→ Instructions to follow:
In the listing below, locate the lines that hold "this" and copy them.

→ Data shown:
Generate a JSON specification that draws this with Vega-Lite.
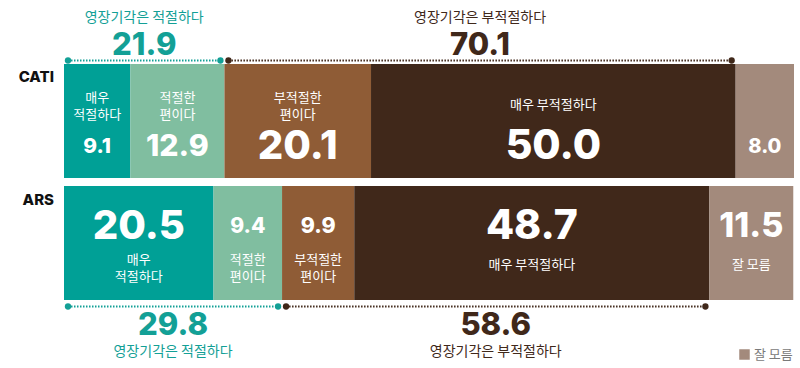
{
  "$schema": "https://vega.github.io/schema/vega-lite/v6.json",
  "width": 730,
  "height": 236,
  "autosize": "none",
  "padding": {"left": 64, "right": 6, "top": 64, "bottom": 68},
  "background": "white",
  "config": {"view": {"stroke": null}, "font": "Noto Sans CJK KR"},
  "datasets": {
    "bars": [
      {"row": "CATI", "cat": "매우 적절하다", "value": 9.1, "order": 1, "label": "매우\n적절하다"},
      {"row": "CATI", "cat": "적절한 편이다", "value": 12.9, "order": 2, "label": "적절한\n편이다"},
      {"row": "CATI", "cat": "부적절한 편이다", "value": 20.1, "order": 3, "label": "부적절한\n편이다"},
      {"row": "CATI", "cat": "매우 부적절하다", "value": 50.0, "order": 4, "label": "매우 부적절하다"},
      {"row": "CATI", "cat": "잘 모름", "value": 8.0, "order": 5, "label": ""},
      {"row": "ARS", "cat": "매우 적절하다", "value": 20.5, "order": 1, "label": "매우\n적절하다"},
      {"row": "ARS", "cat": "적절한 편이다", "value": 9.4, "order": 2, "label": "적절한\n편이다"},
      {"row": "ARS", "cat": "부적절한 편이다", "value": 9.9, "order": 3, "label": "부적절한\n편이다"},
      {"row": "ARS", "cat": "매우 부적절하다", "value": 48.7, "order": 4, "label": "매우 부적절하다"},
      {"row": "ARS", "cat": "잘 모름", "value": 11.5, "order": 5, "label": "잘 모름"}
    ],
    "brackets": [
      {"row": "CATI", "side": "적절", "start": 0, "end": 22.0, "pct": "21.9", "title": "영장기각은 적절하다"},
      {"row": "CATI", "side": "부적절", "start": 22.0, "end": 92.1, "pct": "70.1", "title": "영장기각은 부적절하다"},
      {"row": "ARS", "side": "적절", "start": 0, "end": 29.9, "pct": "29.8", "title": "영장기각은 적절하다"},
      {"row": "ARS", "side": "부적절", "start": 29.9, "end": 88.5, "pct": "58.6", "title": "영장기각은 부적절하다"}
    ],
    "rows": [{"row": "CATI"}, {"row": "ARS"}]
  },
  "resolve": {"scale": {"color": "independent"}},
  "layer": [
    {
      "data": {"name": "bars"},
      "transform": [
        {"stack": "value", "groupby": ["row"], "sort": [{"field": "order", "order": "ascending"}], "as": ["x0", "x1"]},
        {"calculate": "(datum.x0 + datum.x1) / 2", "as": "mid"}
      ],
      "encoding": {
        "y": {"field": "row", "type": "nominal", "scale": {"domain": ["CATI", "ARS"], "paddingInner": 0.066, "paddingOuter": 0}, "axis": null}
      },
      "layer": [
        {
          "mark": {"type": "bar"},
          "encoding": {
            "x": {"field": "x0", "type": "quantitative", "scale": {"domain": [0, 100.1], "nice": false, "zero": false}, "axis": null},
            "x2": {"field": "x1"},
            "color": {
              "field": "cat", "type": "nominal",
              "scale": {"domain": ["매우 적절하다", "적절한 편이다", "부적절한 편이다", "매우 부적절하다", "잘 모름"], "range": ["#00a096", "#80bea0", "#8f5c36", "#40281a", "#a38a7c"]},
              "legend": {"values": ["잘 모름"], "orient": "none", "legendX": 674, "legendY": 284, "title": null, "symbolType": "square", "symbolSize": 110, "labelFont": "Noto Sans CJK KR", "labelFontSize": 13, "labelColor": "#7a7a7a", "padding": 0, "symbolStrokeWidth": 0, "labelOffset": 3}
            }
          }
        },
        {
          "transform": [{"filter": "datum.row === 'CATI'"}],
          "mark": {"type": "text", "font": "Inter", "fontWeight": 800, "color": "white", "baseline": "middle", "dy": 26},
          "encoding": {
            "x": {"field": "mid", "type": "quantitative"},
            "text": {"field": "value", "type": "quantitative", "format": ".1f"},
            "size": {"field": "value", "type": "quantitative", "scale": {"domain": [8, 10, 11.5, 13, 20, 50], "range": [20, 21.5, 34, 30, 40, 41]}, "legend": null}
          }
        },
        {
          "transform": [{"filter": "datum.row === 'CATI' && indexof(datum.label, '\\n') >= 0"}],
          "mark": {"type": "text", "font": "Noto Sans CJK KR", "fontSize": 13, "color": "white", "baseline": "middle", "lineBreak": "\n", "lineHeight": 17, "dy": -23},
          "encoding": {
            "x": {"field": "mid", "type": "quantitative"},
            "text": {"field": "label", "type": "nominal"}
          }
        },
        {
          "transform": [{"filter": "datum.row === 'CATI' && datum.label !== '' && indexof(datum.label, '\\n') < 0"}],
          "mark": {"type": "text", "font": "Noto Sans CJK KR", "fontSize": 13, "color": "white", "baseline": "middle", "dy": -16},
          "encoding": {
            "x": {"field": "mid", "type": "quantitative"},
            "text": {"field": "label", "type": "nominal"}
          }
        },
        {
          "transform": [{"filter": "datum.row === 'ARS'"}],
          "mark": {"type": "text", "font": "Inter", "fontWeight": 800, "color": "white", "baseline": "middle", "dy": -16.5},
          "encoding": {
            "x": {"field": "mid", "type": "quantitative"},
            "text": {"field": "value", "type": "quantitative", "format": ".1f"},
            "size": {"field": "value", "type": "quantitative", "scale": {"domain": [8, 10, 11.5, 13, 20, 50], "range": [20, 21.5, 34, 30, 40, 41]}, "legend": null}
          }
        },
        {
          "transform": [{"filter": "datum.row === 'ARS' && indexof(datum.label, '\\n') >= 0"}],
          "mark": {"type": "text", "font": "Noto Sans CJK KR", "fontSize": 13, "color": "white", "baseline": "middle", "lineBreak": "\n", "lineHeight": 17, "dy": 17},
          "encoding": {
            "x": {"field": "mid", "type": "quantitative"},
            "text": {"field": "label", "type": "nominal"}
          }
        },
        {
          "transform": [{"filter": "datum.row === 'ARS' && datum.label !== '' && indexof(datum.label, '\\n') < 0"}],
          "mark": {"type": "text", "font": "Noto Sans CJK KR", "fontSize": 13, "color": "white", "baseline": "middle", "dy": 22},
          "encoding": {
            "x": {"field": "mid", "type": "quantitative"},
            "text": {"field": "label", "type": "nominal"}
          }
        }
      ]
    },
    {
      "data": {"name": "rows"},
      "mark": {"type": "text", "font": "Inter", "fontWeight": 800, "fontSize": 15, "color": "#111111", "align": "right", "baseline": "alphabetic", "dx": -10, "dy": -38.5},
      "encoding": {
        "x": {"datum": 0, "type": "quantitative"},
        "y": {"field": "row", "type": "nominal"},
        "text": {"field": "row", "type": "nominal"}
      }
    },
    {
      "data": {"name": "brackets"},
      "transform": [{"calculate": "(datum.start + datum.end) / 2", "as": "mid"}],
      "encoding": {
        "y": {"field": "row", "type": "nominal"},
        "color": {"field": "side", "type": "nominal", "scale": {"domain": ["적절", "부적절"], "range": ["#13a096", "#40281a"]}, "legend": null}
      },
      "layer": [
        {
          "transform": [{"filter": "datum.row === 'CATI'"}],
          "mark": {"type": "rule", "strokeDash": [1.5, 1.5], "strokeWidth": 2, "yOffset": -60.5, "xOffset": 4, "x2Offset": -4},
          "encoding": {"x": {"field": "start", "type": "quantitative"}, "x2": {"field": "end"}}
        },
        {
          "transform": [{"filter": "datum.row === 'CATI'"}],
          "mark": {"type": "point", "filled": true, "opacity": 1, "size": 40, "yOffset": -60.5, "xOffset": 4},
          "encoding": {"x": {"field": "start", "type": "quantitative"}}
        },
        {
          "transform": [{"filter": "datum.row === 'CATI'"}],
          "mark": {"type": "point", "filled": true, "opacity": 1, "size": 40, "yOffset": -60.5, "xOffset": -4},
          "encoding": {"x": {"field": "end", "type": "quantitative"}}
        },
        {
          "transform": [{"filter": "datum.row === 'CATI'"}],
          "mark": {"type": "text", "font": "Inter", "fontWeight": 800, "fontSize": 31, "baseline": "middle", "dy": -75},
          "encoding": {"x": {"field": "mid", "type": "quantitative"}, "text": {"field": "pct", "type": "nominal"}}
        },
        {
          "transform": [{"filter": "datum.row === 'CATI'"}],
          "mark": {"type": "text", "font": "Noto Sans CJK KR", "fontSize": 14, "baseline": "middle", "dy": -103},
          "encoding": {"x": {"field": "mid", "type": "quantitative"}, "text": {"field": "title", "type": "nominal"}}
        },
        {
          "transform": [{"filter": "datum.row === 'ARS'"}],
          "mark": {"type": "rule", "strokeDash": [1.5, 1.5], "strokeWidth": 2, "yOffset": 63.5, "xOffset": 4, "x2Offset": -4},
          "encoding": {"x": {"field": "start", "type": "quantitative"}, "x2": {"field": "end"}}
        },
        {
          "transform": [{"filter": "datum.row === 'ARS'"}],
          "mark": {"type": "point", "filled": true, "opacity": 1, "size": 40, "yOffset": 63.5, "xOffset": 4},
          "encoding": {"x": {"field": "start", "type": "quantitative"}}
        },
        {
          "transform": [{"filter": "datum.row === 'ARS'"}],
          "mark": {"type": "point", "filled": true, "opacity": 1, "size": 40, "yOffset": 63.5, "xOffset": -4},
          "encoding": {"x": {"field": "end", "type": "quantitative"}}
        },
        {
          "transform": [{"filter": "datum.row === 'ARS'"}],
          "mark": {"type": "text", "font": "Inter", "fontWeight": 800, "fontSize": 31, "baseline": "middle", "dy": 83},
          "encoding": {"x": {"field": "mid", "type": "quantitative"}, "text": {"field": "pct", "type": "nominal"}}
        },
        {
          "transform": [{"filter": "datum.row === 'ARS'"}],
          "mark": {"type": "text", "font": "Noto Sans CJK KR", "fontSize": 14, "baseline": "middle", "dy": 108.5},
          "encoding": {"x": {"field": "mid", "type": "quantitative"}, "text": {"field": "title", "type": "nominal"}}
        }
      ]
    }
  ]
}
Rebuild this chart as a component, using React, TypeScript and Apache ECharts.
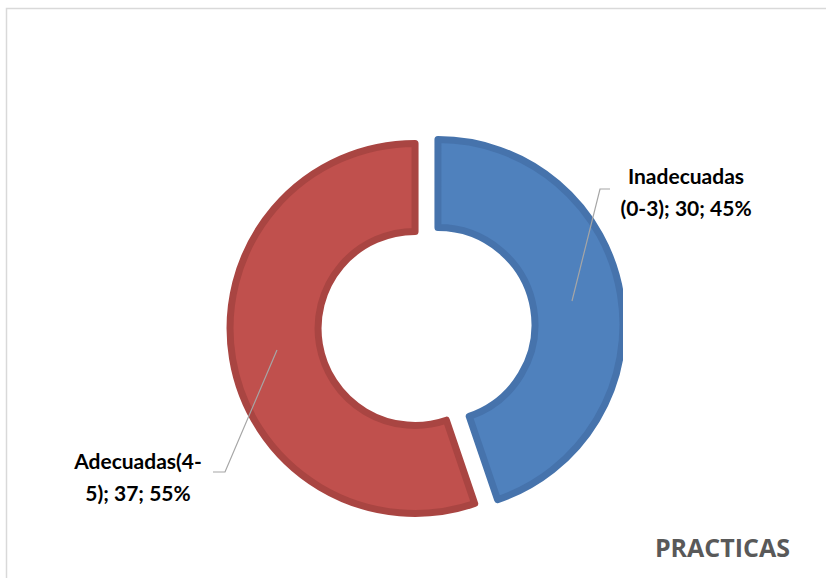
import React, { useEffect, useRef } from "react";
import * as echarts from "echarts";

const categories = ["Inadecuadas (0-3)", "Adecuadas(4-5)"];
const values = [30, 37];
const fillColors = ["#4F81BD", "#C0504D"];
const borderColors = ["#4673AC", "#A94542"];
const labelBreakAt = [12, 12];
const chartTitle = "PRACTICAS";

export default function App() {
  const ref = useRef<HTMLDivElement>(null);
  useEffect(() => {
    if (!ref.current) return;
    const chart = echarts.init(ref.current, undefined, { renderer: "svg" });
    const total = values.reduce((a, b) => a + b, 0);
    const labelText = categories.map((name, i) => {
      const s = `${name}; ${values[i]}; ${Math.round((values[i] / total) * 100)}%`;
      const k = labelBreakAt[i];
      return s.slice(0, k).trim() + "\n" + s.slice(k).trim();
    });
    const labelPos = [
      { x: 686, y: 191, line: [[572, 301], [600, 189], [610, 189]] },
      { x: 138, y: 476, line: [[277, 350], [225, 472], [213, 472]] },
    ];
    const labelGraphics: any[] = [];
    labelPos.forEach((lp, i) => {
      labelGraphics.push({
        type: "polyline",
        z: 102,
        shape: { points: lp.line },
        style: { stroke: "#A6A6A6", lineWidth: 1.2, fill: null },
      });
      labelGraphics.push({
        type: "text",
        z: 102,
        x: lp.x,
        y: lp.y,
        style: {
          text: labelText[i],
          fontFamily: "Lato",
          fontWeight: "bold",
          fontSize: 21,
          lineHeight: 32,
          fill: "#000000",
          align: "center",
          verticalAlign: "middle",
        },
      });
    });
    chart.setOption({
      animation: false,
      backgroundColor: "#ffffff",
      title: {
        text: chartTitle,
        right: 36,
        top: 534,
        padding: 0,
        textStyle: { fontFamily: "Open Sans", fontWeight: "bold", fontSize: 25, color: "#595959" },
      },
      graphic: [
        { type: "rect", z: 100, shape: { x: 623, y: 270, width: 14, height: 120 }, style: { fill: "#ffffff" } },
        { type: "rect", z: 100, shape: { x: 340, y: 518, width: 150, height: 14 }, style: { fill: "#ffffff" } },
        { type: "polyline", z: 101, shape: { points: [[6.5, 600], [6.5, 8.5], [830, 8.5]] }, style: { stroke: "#D9D9D9", lineWidth: 1.5, fill: null } },
        ...labelGraphics,
      ],
      series: [
        {
          type: "pie",
          center: [426.5, 326.5],
          radius: [97, 185],
          startAngle: 90,
          clockwise: true,
          selectedMode: "multiple",
          selectedOffset: 11.6,
          emphasis: { disabled: true },
          label: { show: false },
          labelLine: { show: false },
          data: categories.map((name, i) => ({
            name,
            value: values[i],
            selected: true,
            itemStyle: { color: fillColors[i], borderColor: borderColors[i], borderWidth: 7 },
          })),
        },
      ],
    });
    return () => chart.dispose();
  }, []);
  return (
    <div
      ref={ref}
      style={{ position: "absolute", left: 0, top: 0, width: 826, height: 578 }}
    />
  );
}
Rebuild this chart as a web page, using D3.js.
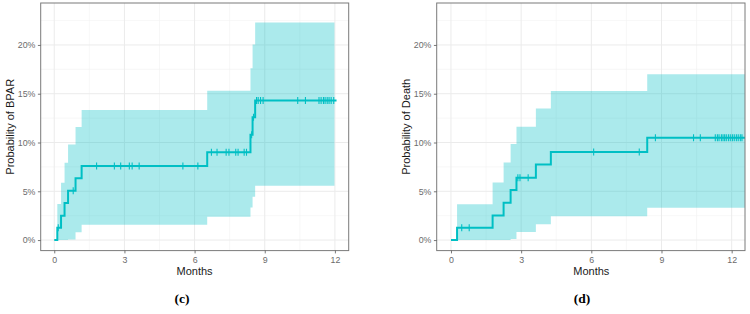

→ Written answer:
Generate a JSON specification that draws this with Vega-Lite.
Rebuild this chart as a component, using React, TypeScript and Apache ECharts.
Rebuild this chart as a web page, using D3.js.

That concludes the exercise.